I will comment at a later date about QC and user error.

What if the authors had shown no failures due to QC. Does that justify reducing QC to perhaps a monthly (as suggested by CMS) or less frequency? Cost is an important issue. But the purpose of QC is to detect errors. QC is not useless if no errors are found.

The purpose of QC is to detect errors to prevent an incorrect result to be reported. This is to prevent a clinician from making the wrong medical decision – based on test error, which causes harm to the patient. Hence, an assumption is that a correct result is needed to prevent patient harm. (If this is not the case, then one can argue that no QC is needed nor is the test needed in the first place).
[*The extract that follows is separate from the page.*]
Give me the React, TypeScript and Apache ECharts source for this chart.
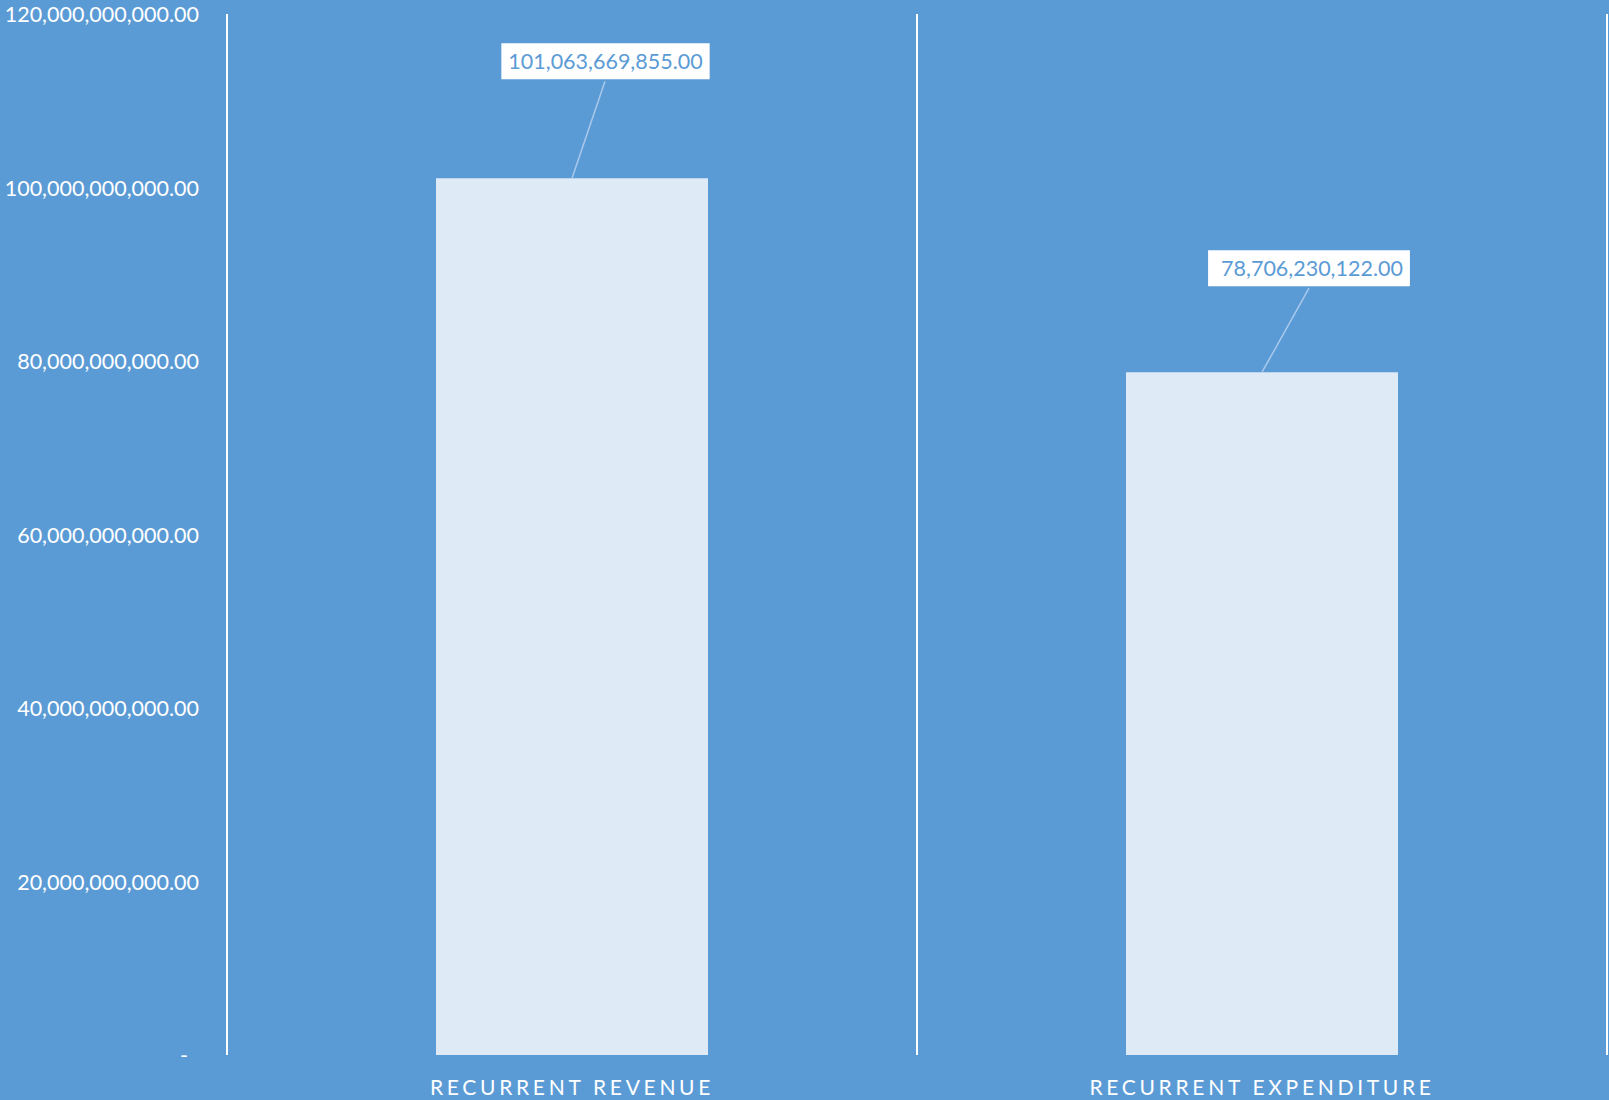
import React, { useEffect, useRef } from "react";
import * as echarts from "echarts";

const categories = ["RECURRENT REVENUE", "RECURRENT EXPENDITURE"];
const values = [101063669855.0, 78706230122.0];
const yTicks = { min: 0, max: 120000000000, interval: 20000000000 };
// label text centre offsets, box paddings and leader-line top offsets relative to bar-top centre (px)
const labelOffsets = [
  [33.5, -117],
  [47, -104],
];
const labelPaddings = [
  [7, 7, 7, 7],
  [7, 7, 7, 13],
];
const leaderTops = [
  [33, -97],
  [47, -84],
];

const BG = "#5B9BD5";
const BAR = "#DEEAF6";
const FONT = "Lato";

function fmt(v: number): string {
  return v.toLocaleString("en-US", { minimumFractionDigits: 2, maximumFractionDigits: 2 });
}

export default function App() {
  const ref = useRef<HTMLDivElement>(null);
  useEffect(() => {
    document.body.style.margin = "0";
    const el = ref.current!;
    const chart = echarts.init(el, undefined, { renderer: "svg" });
    chart.setOption({
      animation: false,
      backgroundColor: BG,
      grid: { left: 227, right: 2, top: 14, bottom: 45, containLabel: false, outerBoundsMode: "none" },
      xAxis: {
        type: "category",
        data: categories,
        boundaryGap: true,
        axisLine: { show: false },
        axisTick: { show: false },
        splitLine: { show: true, lineStyle: { color: "#FFFFFF", width: 2 } },
        axisLabel: {
          color: "#FFFFFF",
          fontFamily: FONT,
          fontSize: 21,
          margin: 21,
          interval: 0,
        },
      },
      yAxis: {
        type: "value",
        min: yTicks.min,
        max: yTicks.max,
        interval: yTicks.interval,
        axisLine: { show: false },
        axisTick: { show: false },
        splitLine: { show: false },
        axisLabel: {
          color: "#FFFFFF",
          fontFamily: FONT,
          fontSize: 21.5,
          margin: 28,
          formatter: (v: number) => (v === 0 ? "{z|-}" : fmt(v)),
          rich: {
            z: { color: "#FFFFFF", fontFamily: FONT, fontSize: 21.5, padding: [0, 11, 0, 0] },
          },
        },
      },
      series: [
        {
          type: "bar",
          data: values,
          barWidth: 272,
          itemStyle: { color: BAR },
          z: 2,
        },
        {
          type: "custom",
          z: 5,
          data: values.map((v, i) => [i, v]),
          encode: { x: 0, y: 1 },
          renderItem: (params: any, api: any) => {
            const i = params.dataIndex;
            const v = api.value(1);
            const p = api.coord([api.value(0), v]);
            const off = labelOffsets[i];
            const lt = leaderTops[i];
            return {
              type: "group",
              children: [
                {
                  type: "line",
                  shape: { x1: p[0], y1: p[1], x2: p[0] + lt[0], y2: p[1] + lt[1] },
                  style: { stroke: "#A9C9EC", lineWidth: 1.5 },
                },
                {
                  type: "text",
                  x: p[0] + off[0],
                  y: p[1] + off[1],
                  style: {
                    text: fmt(v),
                    fill: BG,
                    fontFamily: FONT,
                    fontSize: 21.5,
                    align: "center",
                    verticalAlign: "middle",
                    backgroundColor: "#FFFFFF",
                    padding: labelPaddings[i],
                  },
                },
              ],
            };
          },
        },
      ],
    });
    // letter-spaced category labels, as in the reference
    const texts = el.querySelectorAll("text");
    texts.forEach((t) => {
      if (categories.includes((t.textContent || "").trim())) {
        (t as SVGTextElement).style.letterSpacing = "3.7px";
      }
    });
    return () => chart.dispose();
  }, []);
  return <div ref={ref} style={{ width: 1609, height: 1100 }} />;
}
But the frequency of QC actually detecting errors is not important as long as it can been shown that QC can detect errors. If the system is reliable, the error rate will be low.

The message is one would never remove safeguards just because of low error rates. For example, in hospitals and nuclear power plants, monitoring for radiation is a QC like practice and costs money. The frequency of problems is not relevant.


Comparison of Parkes glucose meter error grid with CLSI POCT 12-A3 Standard

November 8, 2016

dsc_1623edp

The graph below shows the Parkes error grid in blue. Each zone in the Parkes error grid shows increasing patient harm with the innermost zone A having no harm. The zones (unlabeled) start with A (innermost) and go to D or E.

The red lines are the POCT 12-A3 standard. The innermost line should contain 95% of the results. Since no more than 2% can be outside of the outermost red lines, these outermost red lines should contain 98% of the data.

comp

The red lines correspond roughly with the A zone of the Parkes error grid – the region of no patient harm.

Of course the problem is that in the CLSI guideline, 2% of the results are allowed to occur in the higher zones of the Parkes error grid corresponding to severe patent harm.